__COLLECTED DATA__.
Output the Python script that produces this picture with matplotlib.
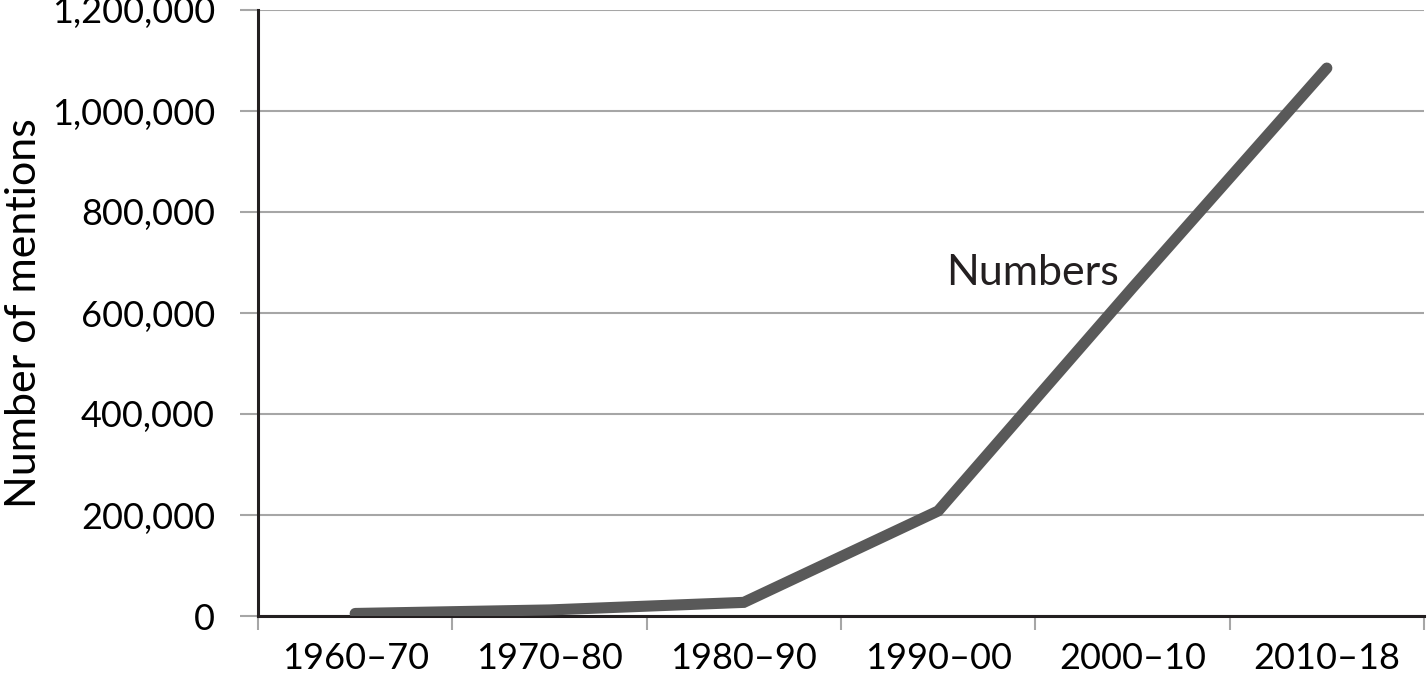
import matplotlib.pyplot as plt
from matplotlib.ticker import FuncFormatter

periods = ['1960–70', '1970–80', '1980–90', '1990–00', '2000–10', '2010–18']
mentions = [5000, 12000, 27000, 208000, 650000, 1085000]

plt.rcParams['font.family'] = ['Lato', 'DejaVu Sans']

fig = plt.figure(figsize=(14.27, 6.77), dpi=100)
ax = fig.add_axes([258 / 1427, 61 / 677, 1166 / 1427, 606 / 677])

x = list(range(len(periods)))
ax.plot(x, mentions, color='#595959', linewidth=8, solid_capstyle='round',
        solid_joinstyle='miter', zorder=3)

ax.set_xlim(-0.5, len(periods) - 0.5)
ax.set_ylim(0, 1200000)
ax.set_yticks(range(0, 1200001, 200000))
ax.yaxis.set_major_formatter(FuncFormatter(lambda v, p: f'{int(v):,}'))
ax.grid(axis='y', color='#a6a6a6', linewidth=1.5, zorder=1)

ax.set_xticks(x)
ax.set_xticklabels(periods)
ax.set_xticks([i - 0.5 for i in range(len(periods) + 1)], minor=True)
ax.tick_params(axis='x', which='major', length=0, pad=19, labelsize=26)
ax.tick_params(axis='x', which='minor', length=10, width=1.5, color='#a6a6a6')
ax.tick_params(axis='y', length=13, width=1.5, color='#a6a6a6', labelsize=26, pad=18)

for s in ['top', 'right']:
    ax.spines[s].set_visible(False)
ax.spines['left'].set_linewidth(2.2)
ax.spines['bottom'].set_linewidth(2.2)
ax.spines['left'].set_color('#231f20')
ax.spines['bottom'].set_color('#231f20')

ax.set_ylabel('Number of mentions', fontsize=31, labelpad=6)
ax.text(3.04, 655000, 'Numbers', fontsize=31, color='#231f20', va='baseline')

fig.savefig('out.png', dpi=100)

__WHAT IS BEING ASKED__.
Find all the lines containing "matplotlib" in the material, then copy them.

__SOLVED PROBLEM__.
Output the Python script that produces this picture with matplotlib.
import matplotlib.pyplot as plt
from matplotlib.ticker import FuncFormatter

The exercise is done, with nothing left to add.